Many people have a fear of dentists and dental work, but have overcome their fears. Hopefully, so can you. These fears are often valid, stemming from painful dental visits in the past. If your fear of dentists is moderate, you may overcome it by finding a good, sympathetic dentist. On a visit, the most important thing to do to stop fear is to communicate your level of physical and psychological discomfort with the dentist. For more overwhelming fears, a psychiatrist or counselor might be needed to help you overcome panic at the thought of dentists.
If you are like most people, your fear of dentists comes from a bad experience. You might have had a painful procedure where a dentist rushed or was rough. A dental hygienist might have made a derogatory comment about your oral health. Maybe during your childhood, a dentist was condescending or authoritative, lecturing you about proper dental care. Although these negative situations are not typical in a visit to the dentist, just one such experience could make you want to stop going.
You may be able to get rid of fear or anxiety by finding the right dentist. A skillful dentist who is patient and understanding will help you avoid future negative dentist visits.

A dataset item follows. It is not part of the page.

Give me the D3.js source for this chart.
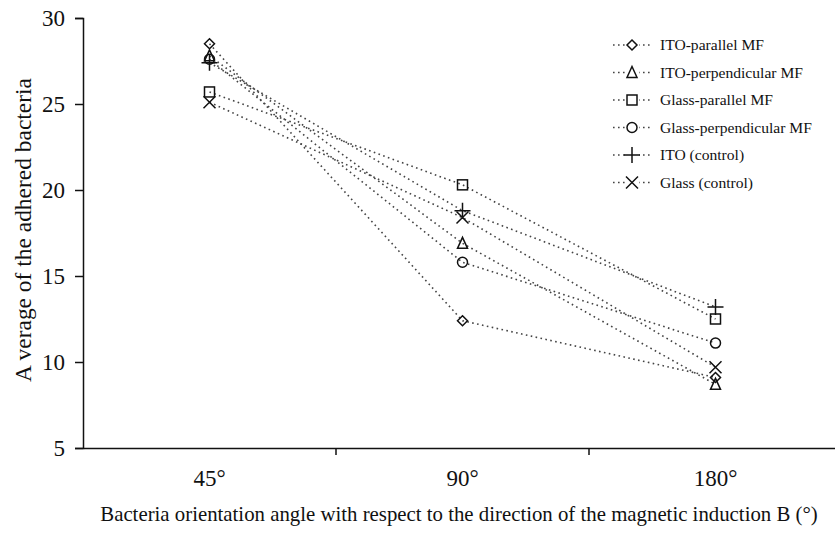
<!DOCTYPE html>
<html>
<head>
  <meta charset="UTF-8">
  <script src="https://d3js.org/d3.v7.min.js"></script>
  <style>
    body { margin: 0; background: #fff; }
    svg, svg text { font-family: "Times New Roman", "Liberation Serif", serif !important; }
  </style>
</head>
<body>
  <svg></svg>
  <script>
    // chart values
    let angles = ["45°", "90°", "180°"];
    let seriesNames = ["ITO-parallel MF", "ITO-perpendicular MF", "Glass-parallel MF",
      "Glass-perpendicular MF", "ITO (control)", "Glass (control)"];
    let itoParallel = [28.5, 12.4, 9.1];
    let itoPerpendicular = [27.8, 16.9, 8.7];
    let glassParallel = [25.7, 20.3, 12.5];
    let glassPerpendicular = [27.6, 15.8, 11.1];
    let itoControl = [27.4, 18.8, 13.2];
    let glassControl = [25.1, 18.4, 9.7];
    let yTicks = [5, 10, 15, 20, 25, 30];

    let series = [itoParallel, itoPerpendicular, glassParallel, glassPerpendicular, itoControl, glassControl];
    let symbols = ["diamond", "triangle", "square", "circle", "plus", "cross"];

    let serif = "Times New Roman, Liberation Serif, serif";
    let width = 835, height = 535;
    let svg = d3.select("svg").attr("width", width).attr("height", height);

    // scale a text's font so it takes the given width
    function fit(sel, w) {
      let size = parseFloat(sel.style("font-size"));
      let len = sel.node().getComputedTextLength();
      sel.style("font-size", (size * w / len) + "px");
    }

    let x = d3.scaleBand().domain(angles).range([83, 842]);
    let y = d3.scaleLinear().domain([5, 30]).range([448, 18]);

    // axes
    let yAxis = svg.append("g")
      .attr("transform", "translate(83,0)")
      .call(d3.axisLeft(y).tickValues(yTicks).tickSize(8).tickPadding(10));

    let xAxis = svg.append("g")
      .attr("transform", "translate(0,448)")
      .call(d3.axisBottom(x).tickSize(0).tickPadding(22));
    // tick marks between categories
    xAxis.selectAll(".sep")
      .data(angles.slice(1))
      .enter().append("line")
      .attr("x1", d => x(d)).attr("x2", d => x(d))
      .attr("y1", 0).attr("y2", 7)
      .attr("stroke", "#111").attr("stroke-width", 1.5);

    [xAxis, yAxis].forEach(a => {
      a.attr("font-family", serif).attr("font-size", 23);
      a.selectAll("text").attr("font-family", serif).attr("fill", "#111");
    });
    svg.selectAll(".domain").attr("stroke", "#111").attr("stroke-width", 1.5);
    svg.selectAll(".tick line").attr("stroke", "#111").attr("stroke-width", 1.5);

    let xLabel = svg.append("text")
      .attr("x", 459).attr("y", 521)
      .attr("text-anchor", "middle")
      .attr("fill", "#111")
      .style("font-size", "18px")
      .text("Bacteria orientation angle with respect to the direction of the magnetic induction B (°)");
    fit(xLabel, 718);

    let yLabel = svg.append("text")
      .attr("transform", "translate(31,230) rotate(-90)")
      .attr("text-anchor", "middle")
      .attr("fill", "#111")
      .style("font-size", "19px")
      .text("A verage of the adhered bacteria");
    fit(yLabel, 304);

    function drawMarker(g, type, cx, cy) {
      let s = 5;
      let el;
      if (type == "diamond") {
        el = g.append("path").attr("d", `M${cx},${cy - s}L${cx + s},${cy}L${cx},${cy + s}L${cx - s},${cy}Z`);
      } else if (type == "triangle") {
        el = g.append("path").attr("d", `M${cx},${cy - s - 1}L${cx + s},${cy + s}L${cx - s},${cy + s}Z`);
      } else if (type == "square") {
        el = g.append("rect").attr("x", cx - s).attr("y", cy - s).attr("width", 2 * s).attr("height", 2 * s);
      } else if (type == "circle") {
        el = g.append("circle").attr("cx", cx).attr("cy", cy).attr("r", s);
      } else if (type == "plus") {
        el = g.append("path").attr("d", `M${cx - 8},${cy}H${cx + 8}M${cx},${cy - 8}V${cy + 8}`);
      } else {
        el = g.append("path").attr("d", `M${cx - 6},${cy - 6}L${cx + 6},${cy + 6}M${cx + 6},${cy - 6}L${cx - 6},${cy + 6}`);
      }
      el.attr("stroke", "#111").attr("stroke-width", 1.5).attr("fill", "none");
    }

    let line = d3.line()
      .x((d, i) => x(angles[i]) + x.bandwidth() / 2)
      .y(d => y(d));

    series.forEach((vals, si) => {
      svg.append("path")
        .attr("d", line(vals))
        .attr("fill", "none")
        .attr("stroke", "#444")
        .attr("stroke-width", 1.6)
        .attr("stroke-dasharray", "1.6,3.4");
      let g = svg.append("g");
      vals.forEach((v, i) => drawMarker(g, symbols[si], x(angles[i]) + x.bandwidth() / 2, y(v)));
    });

    // legend
    let legend = svg.append("g").attr("transform", "translate(613,45)");
    let legendTexts = [];
    seriesNames.forEach((name, i) => {
      let ly = i * 27.5;
      legend.append("line")
        .attr("x1", 0).attr("x2", 37).attr("y1", ly).attr("y2", ly)
        .attr("stroke", "#444").attr("stroke-width", 1.6)
        .attr("stroke-dasharray", "1.6,3.4");
      let mg = legend.append("g");
      mg.append("rect").attr("x", 12).attr("y", ly - 7).attr("width", 14).attr("height", 14).attr("fill", "#fff");
      drawMarker(mg, symbols[i], 19, ly);
      legendTexts.push(legend.append("text")
        .attr("x", 47).attr("y", ly + 5)
        .attr("fill", "#111")
        .style("font-size", "15px")
        .text(name));
    });
    // size the legend font from its longest entry
    let longest = legendTexts[3];
    fit(longest, 152);
    legendTexts.forEach(t => t.style("font-size", longest.style("font-size")));
  </script>
</body>
</html>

A dentist who practices pain-free dentistry is more likely to make you feel comfortable, confident and in control of your fear.
This may sound easier said than done, but there are dentists who will help you with your fears. The best method for finding one is to ask your family, friends, and coworkers. Once you get your courage up to make an appointment, ask the receptionist some general questions and mention your fears. If you feel blown off or like the person was irritated, you probably do not want to go to that dentist. You might schedule a consultation before treatment to see if the office is clean and inviting, and to make sure you feel comfortable with the dentist.
There are many things you can do to stop fear from overwhelming you while in the dentist’s chair. You can decide on a stop signal with your dentist, such as raising a hand. Test it out before anything hurts. If the dentist doesn’t stop, walk out.
Ask lots of questions about the procedure and the materials used, so that you know what to expect. If the idea of lying on your back while a stranger puts things in your mouth is intimidating, bring along a friend for reassurance. Hopefully you will eventually feel comfortable enough with your dentist that you can close your eyes, listen to a portable music device, and pretend you are somewhere else.
Dentalphobia is a fear of dentists that is debilitating. If your fear of dentists interferes with daily life, a trained psychologist can instruct you in hypnoses and relaxation techniques. These can you help you overcome anxiety associated with dentists over time. If you have an emergency and need to go to the dentist, a psychiatrist can prescribe sedatives or anti-anxiety drugs. You may also consider having the dental procedure under general anesthesia.